Available data:
— Begin —

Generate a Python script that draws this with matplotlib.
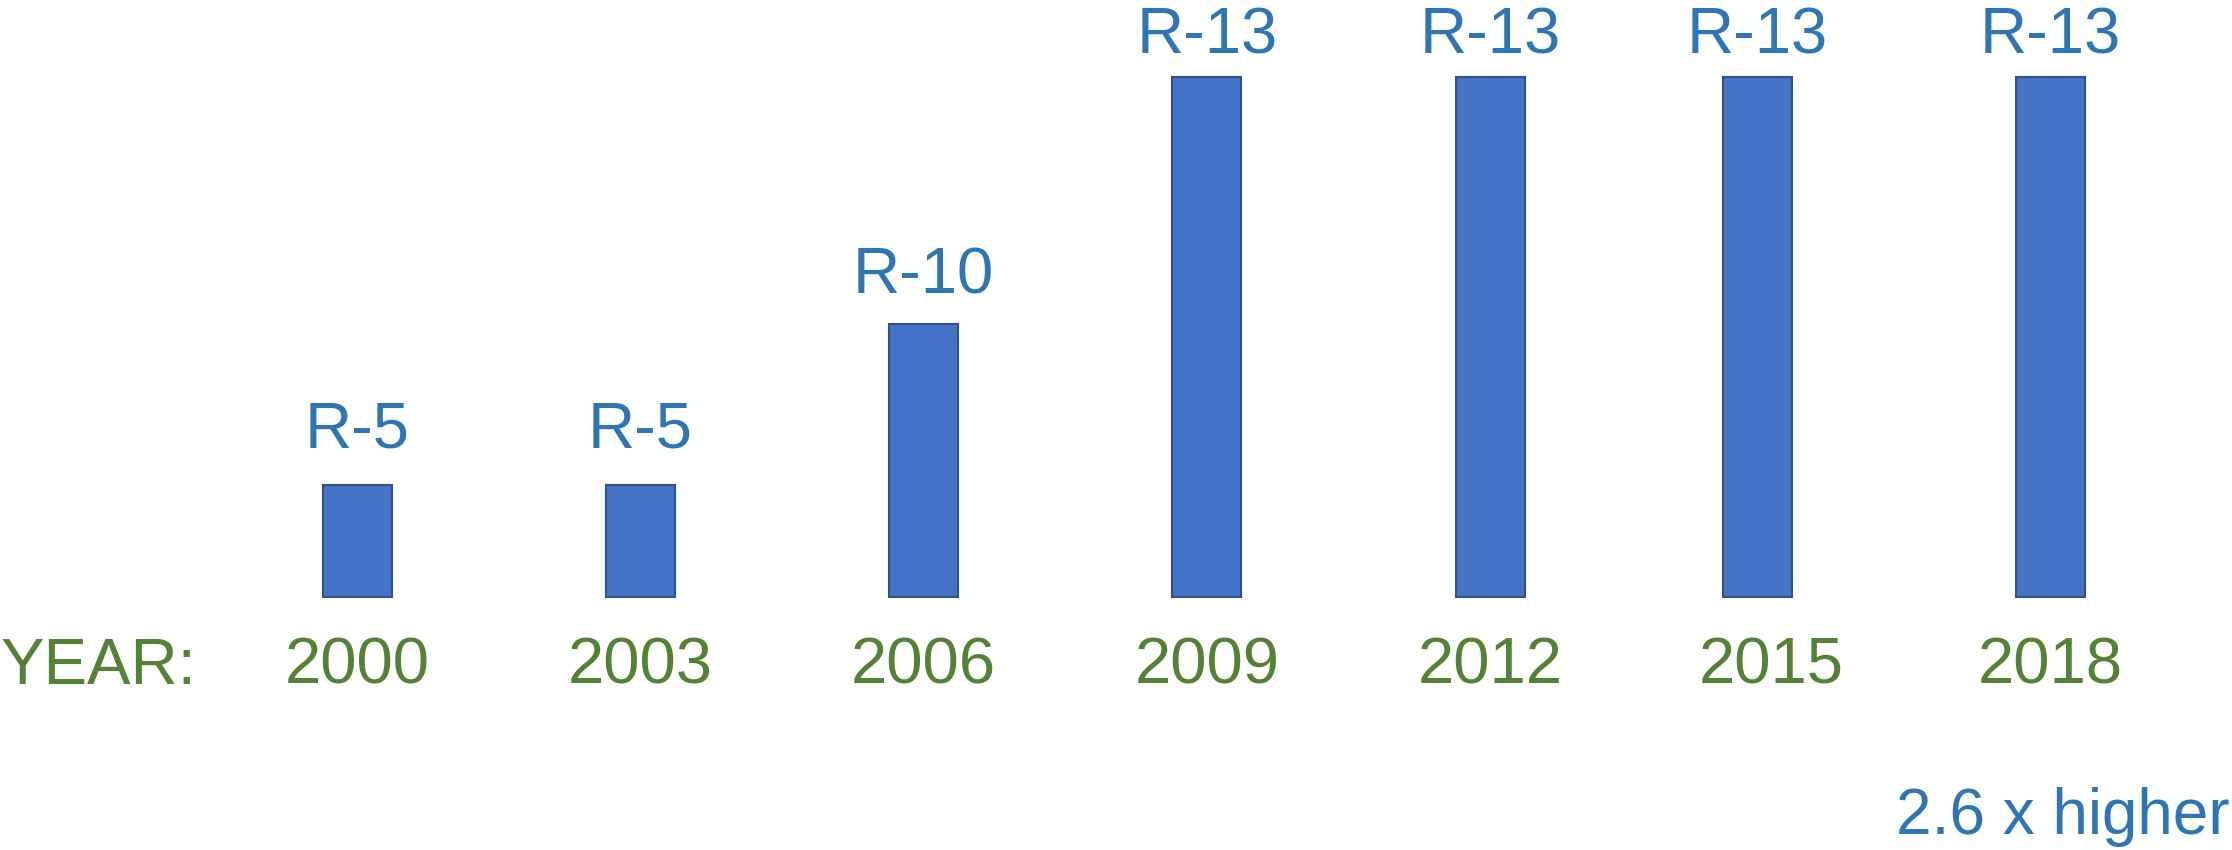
import matplotlib
matplotlib.use("Agg")
import matplotlib.pyplot as plt

# ---- data ----
years = ["2000", "2003", "2006", "2009", "2012", "2015", "2018"]
r_labels = ["R-5", "R-5", "R-10", "R-13", "R-13", "R-13", "R-13"]
heights = [112, 112, 273, 520, 520, 520, 520]   # relative bar heights
note = "2.6 x higher"
axis_word = "YEAR:"

# ---- layout ----
x_pos = [0, 1, 2, 3, 4, 4.943, 5.977]
year_dx = [0, 0, 0, 0, 0, 0.05, 0]
label_pad_px = [38, 38, 31, 24, 24, 24, 24]

plt.rcParams['font.family'] = ['Liberation Sans', 'DejaVu Sans']

W, H = 2232, 850
fig = plt.figure(figsize=(W / 100, H / 100), dpi=100)
ax = fig.add_axes([0, 0, 1, 1])
ax.set_xlim(-357 / 283.3, (W - 357) / 283.3)
ax.set_ylim(-(H - 597), 597)
ax.axis('off')

bar_color = "#4472C4"
edge_color = "#2F528F"
label_color = "#2E75B6"
year_color = "#548235"
fs = 47

ax.bar(x_pos, heights, width=69 / 283.3, color=bar_color,
       edgecolor=edge_color, linewidth=1.5, align='center')

for x, h, lab, pad in zip(x_pos, heights, r_labels, label_pad_px):
    ax.annotate(lab, xy=(x, h), xytext=(0, pad), textcoords='offset pixels',
                ha='center', va='baseline', fontsize=fs, color=label_color)

for x, dx, yr in zip(x_pos, year_dx, years):
    ax.text(x + dx, -87, yr, ha='center', va='baseline',
            fontsize=fs, color=year_color)

fig.text(1 / W, (H - 684) / H, axis_word, ha='left', va='baseline',
         fontsize=fs, color=year_color)

fig.text(2230 / W, (H - 834) / H, note, ha='right', va='baseline',
         fontsize=46, color=label_color)

fig.savefig("out.png", dpi=100, facecolor="white")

— End —

Task instructions:
From the data above, write out everything exactly except the pictures.

Task answer:
Generate a Python script that draws this with matplotlib.
import matplotlib
matplotlib.use("Agg")
import matplotlib.pyplot as plt

# ---- data ----
years = ["2000", "2003", "2006", "2009", "2012", "2015", "2018"]
r_labels = ["R-5", "R-5", "R-10", "R-13", "R-13", "R-13", "R-13"]
heights = [112, 112, 273, 520, 520, 520, 520]   # relative bar heights
note = "2.6 x higher"
axis_word = "YEAR:"

# ---- layout ----
x_pos = [0, 1, 2, 3, 4, 4.943, 5.977]
year_dx = [0, 0, 0, 0, 0, 0.05, 0]
label_pad_px = [38, 38, 31, 24, 24, 24, 24]

plt.rcParams['font.family'] = ['Liberation Sans', 'DejaVu Sans']

W, H = 2232, 850
fig = plt.figure(figsize=(W / 100, H / 100), dpi=100)
ax = fig.add_axes([0, 0, 1, 1])
ax.set_xlim(-357 / 283.3, (W - 357) / 283.3)
ax.set_ylim(-(H - 597), 597)
ax.axis('off')

bar_color = "#4472C4"
edge_color = "#2F528F"
label_color = "#2E75B6"
year_color = "#548235"
fs = 47

ax.bar(x_pos, heights, width=69 / 283.3, color=bar_color,
       edgecolor=edge_color, linewidth=1.5, align='center')

for x, h, lab, pad in zip(x_pos, heights, r_labels, label_pad_px):
    ax.annotate(lab, xy=(x, h), xytext=(0, pad), textcoords='offset pixels',
                ha='center', va='baseline', fontsize=fs, color=label_color)

for x, dx, yr in zip(x_pos, year_dx, years):
    ax.text(x + dx, -87, yr, ha='center', va='baseline',
            fontsize=fs, color=year_color)

fig.text(1 / W, (H - 684) / H, axis_word, ha='left', va='baseline',
         fontsize=fs, color=year_color)

fig.text(2230 / W, (H - 834) / H, note, ha='right', va='baseline',
         fontsize=46, color=label_color)

fig.savefig("out.png", dpi=100, facecolor="white")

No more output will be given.